Now the other reason that I am playing with the technology is because I am trying to find a way that I can virtualize my families computers. In other words I would love to get rid of about 4 PCs around the house and replace them with “dumb terminals.” This would obviously reduce my power requirements since those would be disk-less workstations, all compute and storage would be on the server. This is a wonderful idea in my opinion, the thought of being able to “snapshot” the kids computers monthly, and when they get a virus, trojan, malware, install crap software, whatever – be able to rollback to the previous snapshot in minutes. Another benefit would be that I know the server performance and can monitor all the statistics from a central server. I would be able to identify where there is a problem and address it before it gets out of hand.  Not to mention the idea that the server has redundant hardware, so I do not have to worry about losing a drive and all the data associated with it.

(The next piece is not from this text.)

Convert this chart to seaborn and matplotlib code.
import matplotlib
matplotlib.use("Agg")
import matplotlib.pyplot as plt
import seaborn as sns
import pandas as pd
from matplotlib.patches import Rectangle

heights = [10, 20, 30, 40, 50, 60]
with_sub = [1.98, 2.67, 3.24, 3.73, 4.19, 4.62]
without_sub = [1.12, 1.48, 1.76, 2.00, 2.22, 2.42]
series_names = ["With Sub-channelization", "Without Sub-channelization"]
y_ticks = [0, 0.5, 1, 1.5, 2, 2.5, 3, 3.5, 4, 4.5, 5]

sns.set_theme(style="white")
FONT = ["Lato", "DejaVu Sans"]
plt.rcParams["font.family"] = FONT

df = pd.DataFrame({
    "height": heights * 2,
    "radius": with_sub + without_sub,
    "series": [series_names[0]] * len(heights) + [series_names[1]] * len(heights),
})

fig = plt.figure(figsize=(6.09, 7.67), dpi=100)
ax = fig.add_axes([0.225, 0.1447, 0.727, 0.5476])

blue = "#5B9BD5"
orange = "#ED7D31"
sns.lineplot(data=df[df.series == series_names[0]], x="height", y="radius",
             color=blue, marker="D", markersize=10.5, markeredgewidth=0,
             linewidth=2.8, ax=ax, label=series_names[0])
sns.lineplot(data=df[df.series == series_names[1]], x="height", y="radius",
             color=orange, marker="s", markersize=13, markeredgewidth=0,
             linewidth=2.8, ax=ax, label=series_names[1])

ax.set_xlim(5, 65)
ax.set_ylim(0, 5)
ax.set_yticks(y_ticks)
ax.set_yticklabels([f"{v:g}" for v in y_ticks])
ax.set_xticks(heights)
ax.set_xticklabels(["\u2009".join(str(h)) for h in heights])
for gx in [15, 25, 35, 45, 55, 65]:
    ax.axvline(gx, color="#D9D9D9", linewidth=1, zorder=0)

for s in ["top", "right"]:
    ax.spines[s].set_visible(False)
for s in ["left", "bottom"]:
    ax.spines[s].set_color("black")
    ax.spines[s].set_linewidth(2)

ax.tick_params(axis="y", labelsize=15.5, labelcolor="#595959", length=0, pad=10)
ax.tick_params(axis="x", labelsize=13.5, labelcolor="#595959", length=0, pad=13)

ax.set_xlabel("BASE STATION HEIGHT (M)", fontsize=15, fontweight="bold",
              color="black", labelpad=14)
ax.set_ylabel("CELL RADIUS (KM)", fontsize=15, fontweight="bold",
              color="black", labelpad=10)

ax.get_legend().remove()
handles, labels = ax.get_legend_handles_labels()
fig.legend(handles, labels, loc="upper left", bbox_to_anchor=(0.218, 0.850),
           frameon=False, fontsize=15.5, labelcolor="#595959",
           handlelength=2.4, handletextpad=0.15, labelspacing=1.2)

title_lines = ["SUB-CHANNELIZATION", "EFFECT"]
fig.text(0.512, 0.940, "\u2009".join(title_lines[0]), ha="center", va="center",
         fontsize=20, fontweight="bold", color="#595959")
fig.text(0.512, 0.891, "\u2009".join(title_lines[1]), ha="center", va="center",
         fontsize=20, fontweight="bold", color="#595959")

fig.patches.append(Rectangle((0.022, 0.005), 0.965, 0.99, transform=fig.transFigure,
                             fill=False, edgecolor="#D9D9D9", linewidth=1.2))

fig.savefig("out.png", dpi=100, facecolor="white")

There is a problem with that idea though, there is no home model for VDI (virtual desktop) from VMware. All their pricing is geared to small businesses and enterprises. While I can see that there might not be that big of a market today, I can foresee one in the future. Computers are getting more and more powerful as well as cheaper, memory and disk drives are cheap, so quite often you have some serious overkill for a single computer. The thought of being able to use that money and power in a server has my attention – I would rather spend $1000-2000 for a decent home server then 500-700 on a computer 4 times over, and then again in a few years when it needs to be replaced. Server hardware and such is more geared for 24/7 use, and thus built for that. The servers have hot-swap drives, external storage that can be expanded, heck – you want to upgrade OS you can just create a new VM and then duplicate that install – no need to upgrade 4 or 5 computers, just copy the “gold” config for each of them.

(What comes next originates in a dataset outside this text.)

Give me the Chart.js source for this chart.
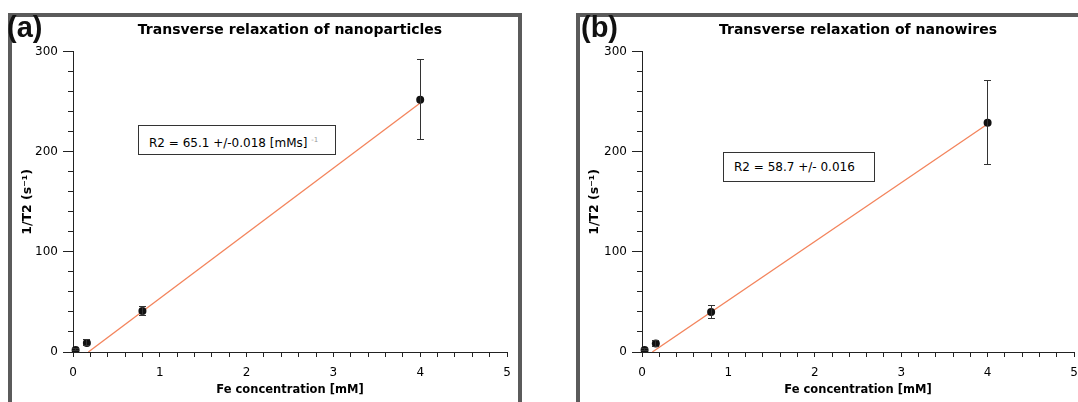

I have also tried creating Windows XP/7 hosts on the VM and using RDP via Wyse terminals to access the computers; and this does work, and works well to be honest. There is one major drawback that I have run into, its Video performance. There is an audio lag when you are watching Flash (Hulu), Vimeo, YouTube, etc. I want to try PC-over-IP (PCoIP), but that requires a VMview license – and as I mentioned, there is no real home user pricing model available. From what I have seen at work with others where we have this, that might be the solution to get this to work – but there is a large cost barrier to overcome – $1800 for 10 licenses. Well, a home user might only need 2 or 3, perhaps 5 and, at that price, it is too much. If the cost was closer to $500 for 5 home computers, I would be all over it – and I think a few others would be as well. Perhaps there is room for another vendor to fill this market gap – Microsoft? Citrix? Someone new?

So what am I running for a ESXi server, it is a 1U server by a well known company, two physical CPUs with 4 cores each for a total of 16 logical processors, 24G memory (ESXi 5 free hypervisor supports 32G max fyi), an LSI RAID card for the SATA drives, 2x500G (RAID1) for the ESXi software and ISO images, and 2 x 1.5TB (RAID1) drives for the VMs. There are 4 NICs on this box all connected back to my home network as well as one Lights-out port for managing the server from the network. Below is a screen shot of the summary tab, it s a pretty basic setup – one anyone could do! It is really a basic 1U server that is just loaded with memory, you could run it on a i7 desktop just as easily!

 

ESXi Summary

That about wraps it up for this post, let me know what else you want to know and I would be glad to add it!